As of DPDK 20.11, a small but growing subset of megaflow actions are supported in the upstreamed version of OVS DPDK.
To be able to utilize full offload, a virtual port in the SmartNIC must be defined in PMD and tied to an OVS port.
If the SmartNIC cannot offload all actions defined in a megaflow, then the OVS representor port PMD will execute the match and actions. If the destination port is fully offloaded the packet is returned to the SmartNIC for direct delivery (i.e. bypass classification and actions) to the destination, otherwise the PMD delivers the packet to the destination in host memory.
Quality of Service
OVS DPDK supports rate limiting (aka policer) quality of service control (QoS) for all vSwitch ports. Napatech OVS DPDK offloaded (i.e. representor) ports support both ingress and egress policing. The traffic from the fully offloaded VM will be policed against the bandwidth thresholds configured for the port. The rate limiting configuration consists of a maximum average bandwidth (ingress_policing_rate) and a maximum burst bandwidth (ingress_policing_burst). When a fully offloaded port is about to exceed one of these limits the Napatech Link-Virtualization™ Software OVS DPDK offload solution will drop packets from this port until new bandwidth credits are available (i.e. in the same way as OVS DPDK software).
Multi-queue RSS ports are policed at the port level (i.e. metering the aggregate of the port queues).
- Active-Passive. This LAG configuration provides redundancy. If the link drops out, the other takes over and continues.

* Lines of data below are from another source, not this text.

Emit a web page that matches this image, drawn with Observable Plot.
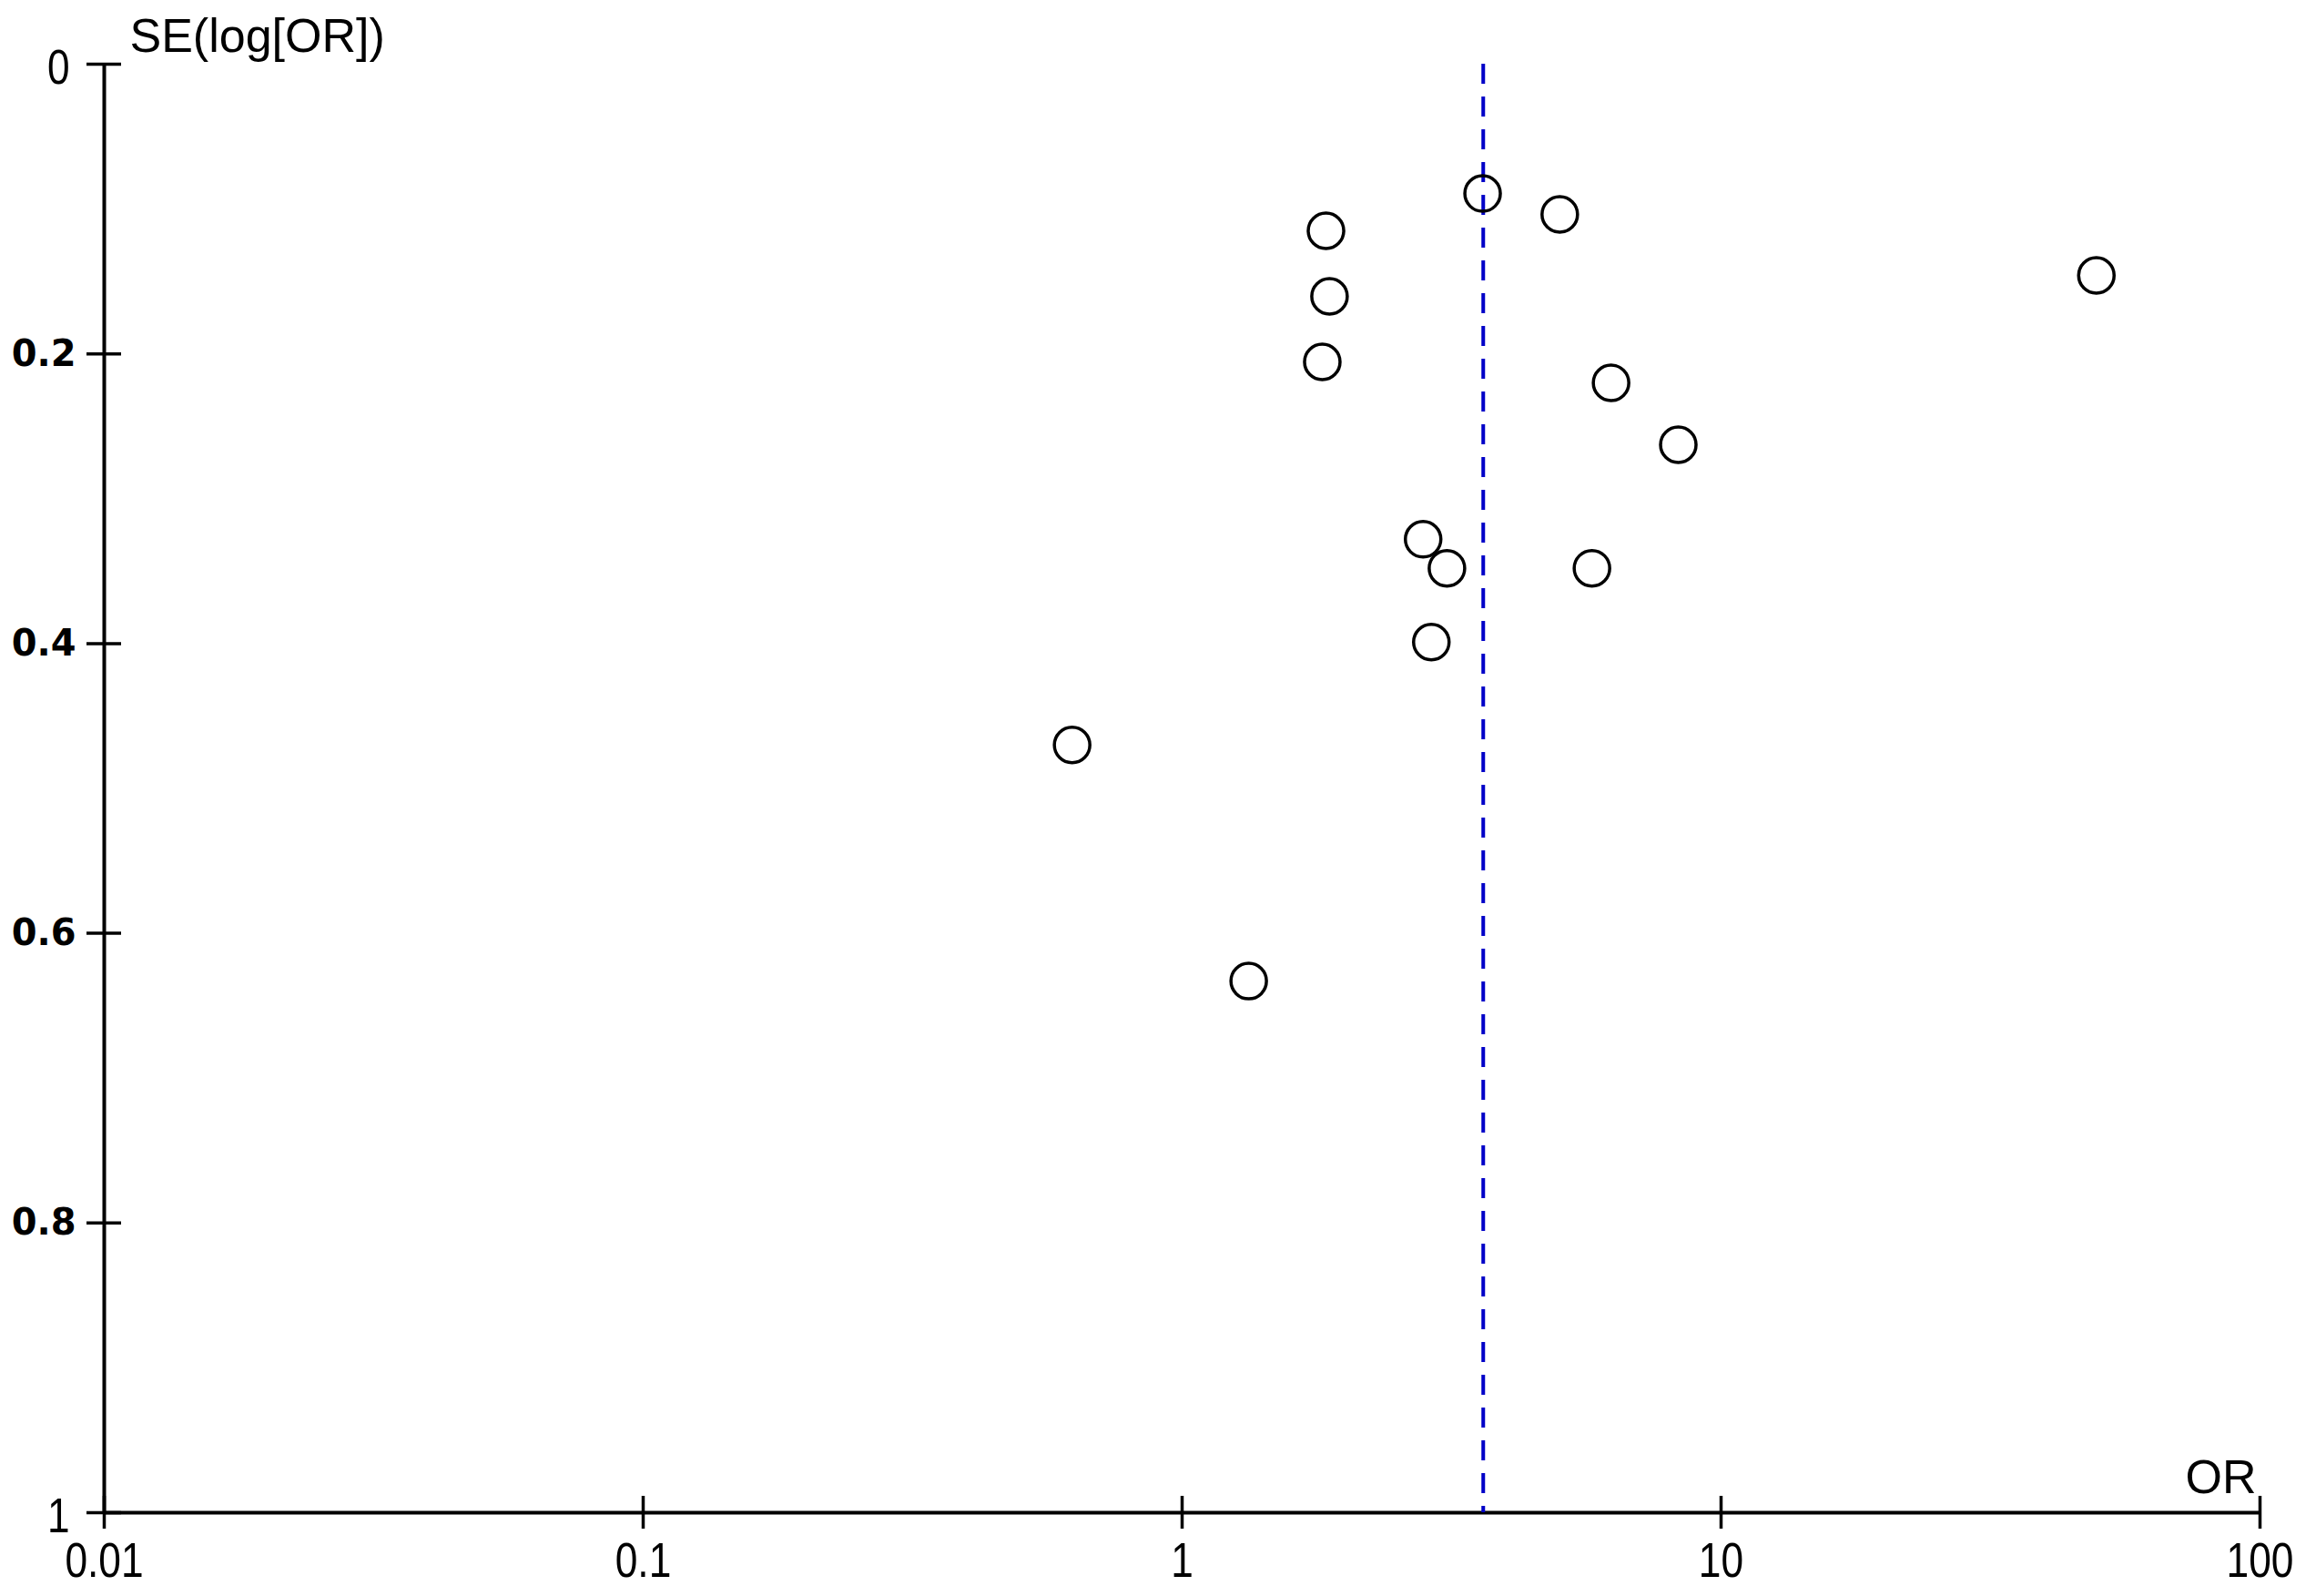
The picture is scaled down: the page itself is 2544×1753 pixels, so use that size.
<!DOCTYPE html>
<html>
<head>
<meta charset="utf-8">
<script src="https://cdn.jsdelivr.net/npm/d3@7"></script>
<script src="https://cdn.jsdelivr.net/npm/@observablehq/plot@0.6"></script>
<style>
  html, body { margin: 0; padding: 0; background: #ffffff; }
  #chart svg { display: block; }
</style>
</head>
<body>
<div id="chart"></div>
<script>
// ---- data ----
const oddsRatio = [3.61, 5.02, 1.849, 49.7, 1.877, 1.82, 6.25, 8.33, 2.80, 3.10, 5.76, 2.90, 0.625, 1.329];
const seLogOR   = [0.0893, 0.1037, 0.115, 0.1458, 0.1603, 0.2055, 0.220, 0.2627, 0.328, 0.348, 0.348, 0.399, 0.470, 0.633];
const pooledOR = [3.62];

const xTicks = [0.01, 0.1, 1, 10, 100];
const xTickLabels = ["0.01", "0.1", "1", "10", "100"];
const yTicksAll = [0, 0.2, 0.4, 0.6, 0.8, 1];
const yTicksEnds = [0, 1];
const yTickEndLabels = ["0", "1"];
const yTicksMid = [0.2, 0.4, 0.6, 0.8];
const yTickMidLabels = ["0.2", "0.4", "0.6", "0.8"];
const yTitle = "SE(log[OR])";
const xTitle = "OR";

const studies = oddsRatio.map((or, i) => ({or, se: seLogOR[i]}));

const narrowFont = "'Liberation Sans', Arial, sans-serif";
const wideFont = "'DejaVu Sans', 'Liberation Sans', sans-serif";

const chart = Plot.plot({
  width: 2544,
  height: 1753,
  marginLeft: 114,
  marginRight: 62,
  marginTop: 70,
  marginBottom: 92,
  style: {background: "#ffffff", fontFamily: narrowFont, color: "#000"},
  x: {type: "log", domain: [0.01, 100], axis: null},
  y: {domain: [0, 1], reverse: true, axis: null},
  marks: [
    // axis lines
    Plot.ruleX([0.01], {stroke: "#000", strokeWidth: 4}),
    Plot.ruleY([1], {stroke: "#000", strokeWidth: 4}),
    // double-sided tick marks
    Plot.axisX({ticks: xTicks, tickSize: 36, dy: -18, strokeWidth: 3.5, tickFormat: () => "", label: null}),
    Plot.axisY({ticks: yTicksAll, tickSize: 38, dx: 19, strokeWidth: 3.5, tickFormat: () => "", label: null}),
    // tick labels
    Plot.axisX({ticks: xTicks, tickSize: 0, tickPadding: 32, fontSize: 54, fontFamily: narrowFont,
      tickFormat: (d) => xTickLabels[xTicks.indexOf(d)], label: null}),
    Plot.axisY({ticks: yTicksEnds, tickSize: 0, tickPadding: 38, fontSize: 54, fontFamily: narrowFont,
      tickFormat: (d) => yTickEndLabels[yTicksEnds.indexOf(d)], label: null, dy: 4}),
    Plot.axisY({ticks: yTicksMid, tickSize: 0, tickPadding: 31, fontSize: 40, fontWeight: "bold", fontFamily: wideFont,
      tickFormat: (d) => yTickMidLabels[yTicksMid.indexOf(d)], label: null}),
    // axis titles
    Plot.text([yTitle], {frameAnchor: "top-left", textAnchor: "start", lineAnchor: "top",
      dx: 28, dy: -50, fontSize: 52, fontFamily: narrowFont, fill: "#000"}),
    Plot.text([xTitle], {frameAnchor: "bottom-right", textAnchor: "end", lineAnchor: "top",
      dx: -4, dy: -58, fontSize: 52, fontFamily: narrowFont, fill: "#000"}),
    // pooled estimate
    Plot.ruleX(pooledOR, {stroke: "#0000c8", strokeWidth: 4, strokeDasharray: "22,14"}),
    // studies
    Plot.dot(studies, {x: "or", y: "se", r: 19.5, stroke: "#000", strokeWidth: 3.5, fill: "none"})
  ]
});

document.getElementById("chart").appendChild(chart);

// The reference uses a narrow bitmap-style font: condense the tick labels horizontally.
const narrowLabels = new Set([...xTickLabels, ...yTickEndLabels]);
d3.select(chart).selectAll("text").each(function () {
  const t = this.textContent;
  const ff = (this.getAttribute("font-family") || (this.parentNode && this.parentNode.getAttribute("font-family")) || "");
  if (narrowLabels.has(t) && !ff.includes("DejaVu")) {
    const len = this.getComputedTextLength();
    if (len > 0) {
      this.setAttribute("textLength", (len * 0.82).toFixed(1));
      this.setAttribute("lengthAdjust", "spacingAndGlyphs");
    }
  }
});
</script>
</body>
</html>
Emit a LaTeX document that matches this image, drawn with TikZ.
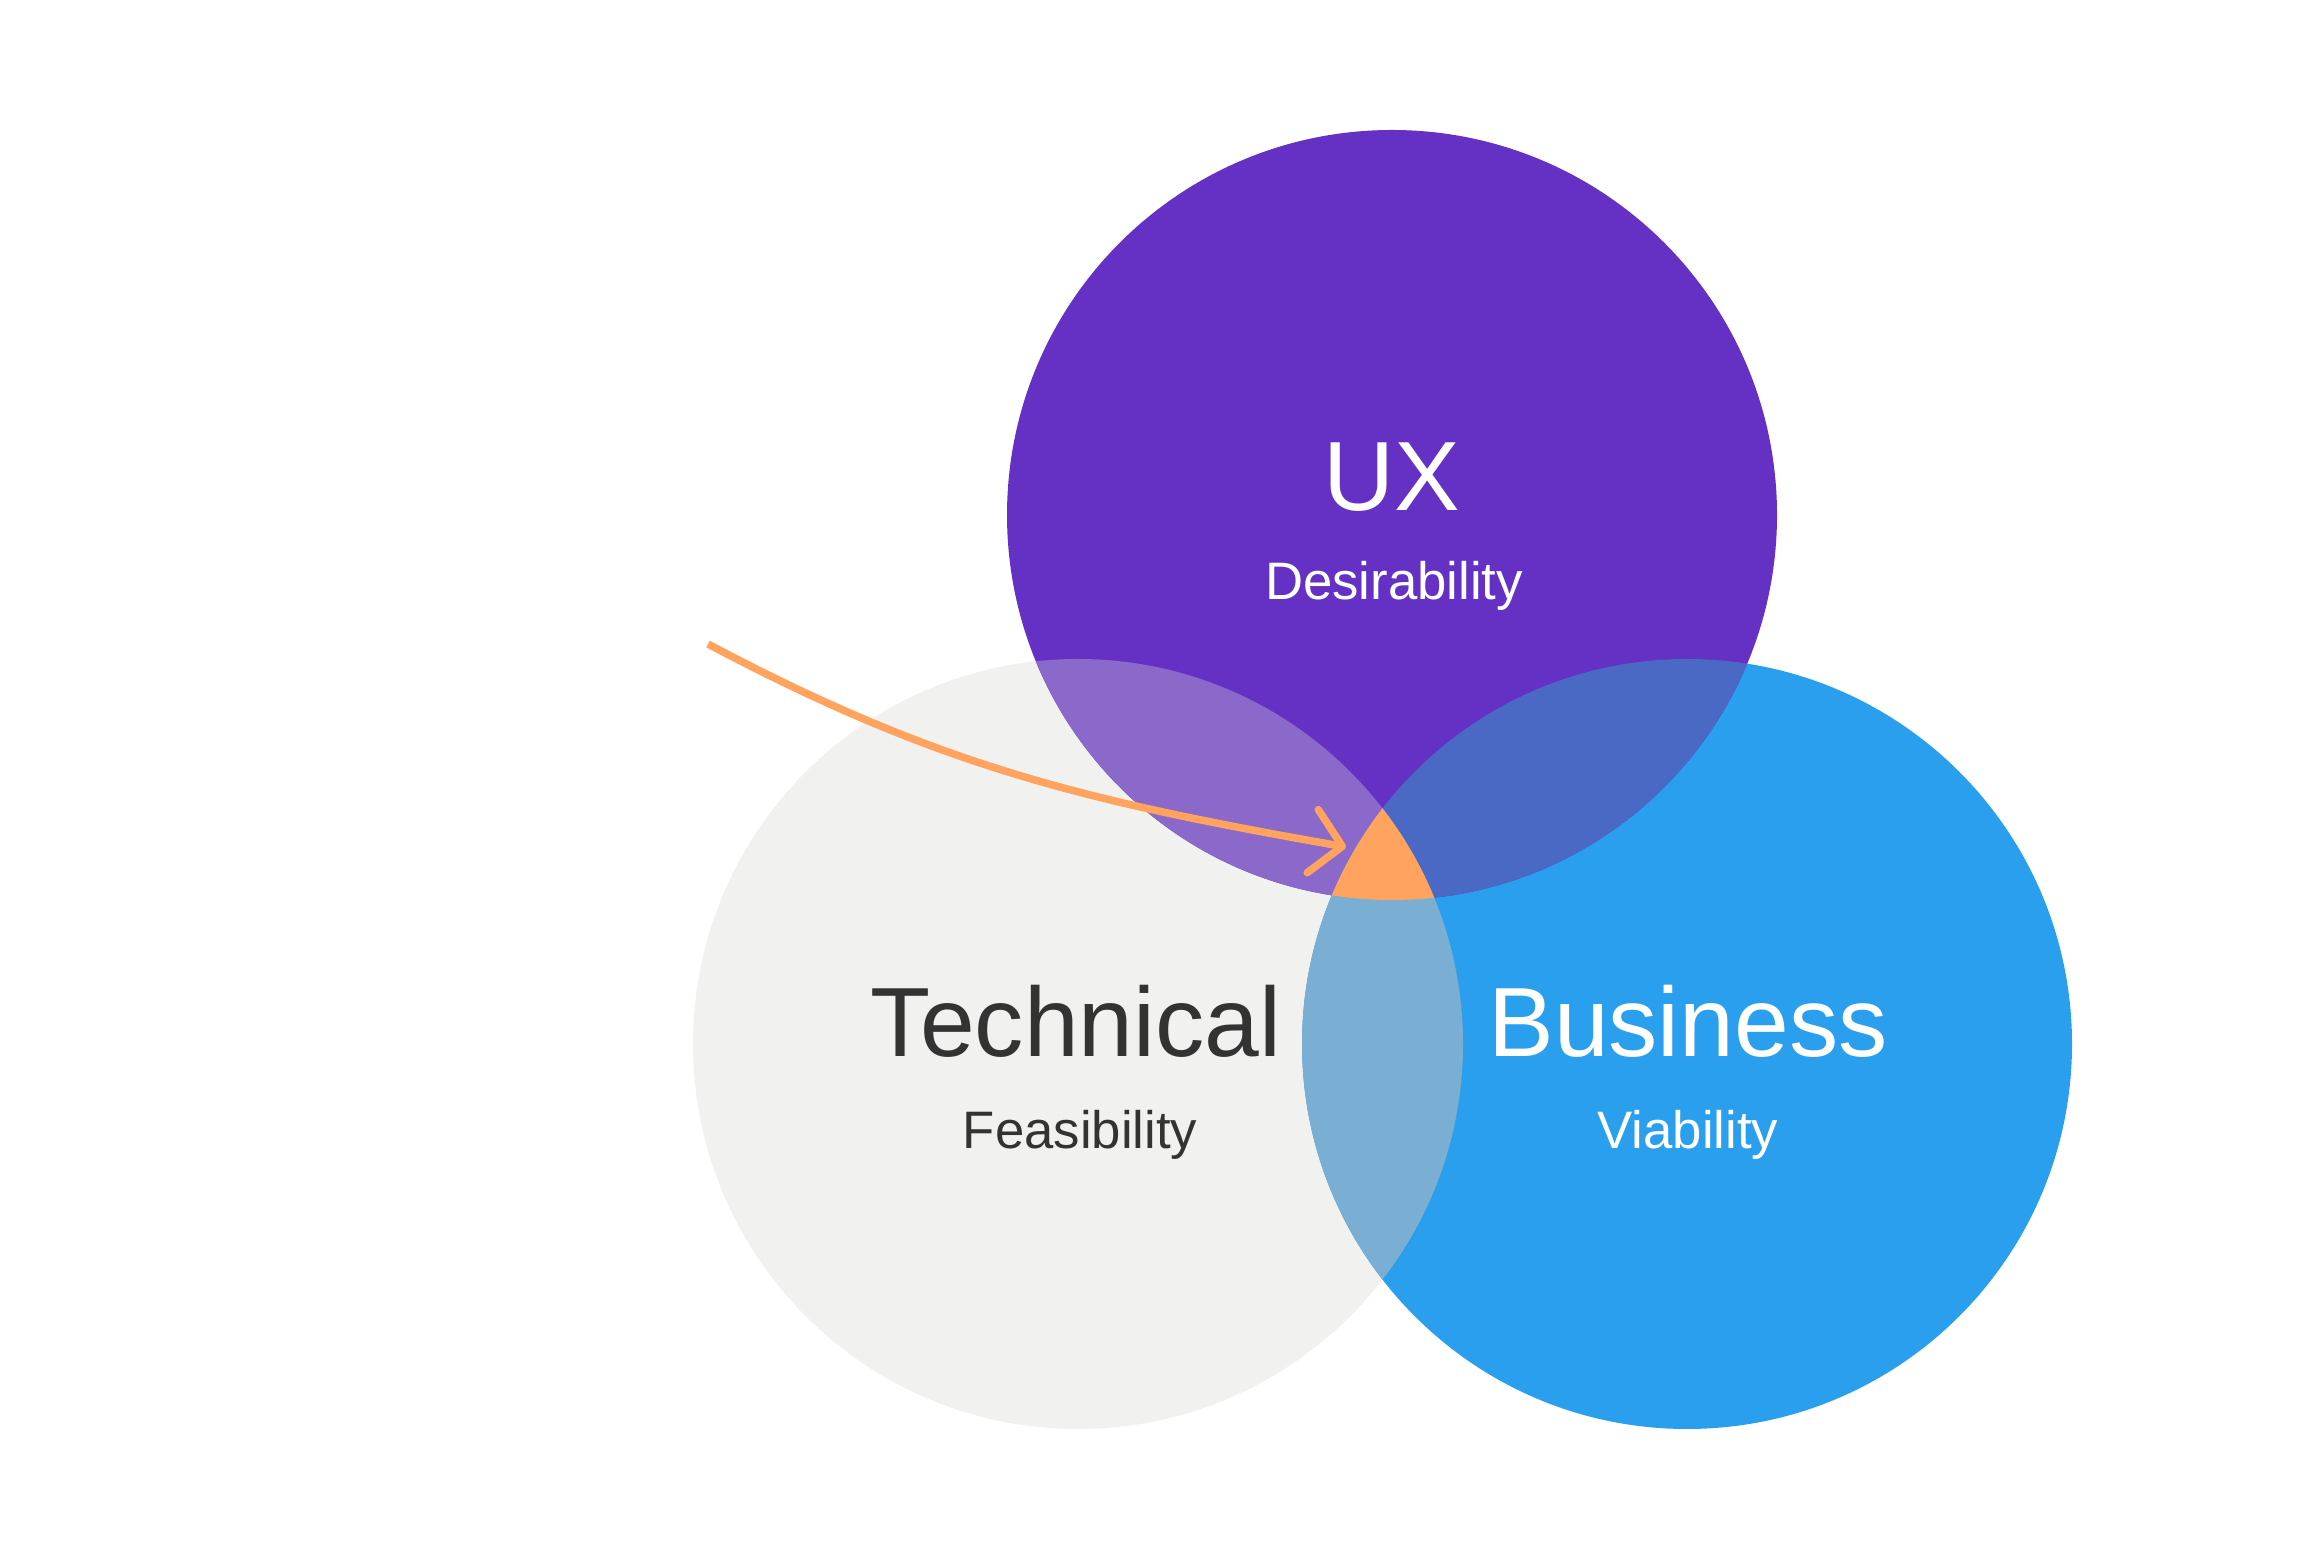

- Active-Active. This LAG configuration provides increased throughput. It receives packets from all ports in the bond and merges them together into the bond queue. On transmit, the packets are sent out on one of the ports in the bond selected by a flow-hash-key (comp with static IEEE 802.3ad balance-tcp), so that a certain flow will always be sent out on the same physical link.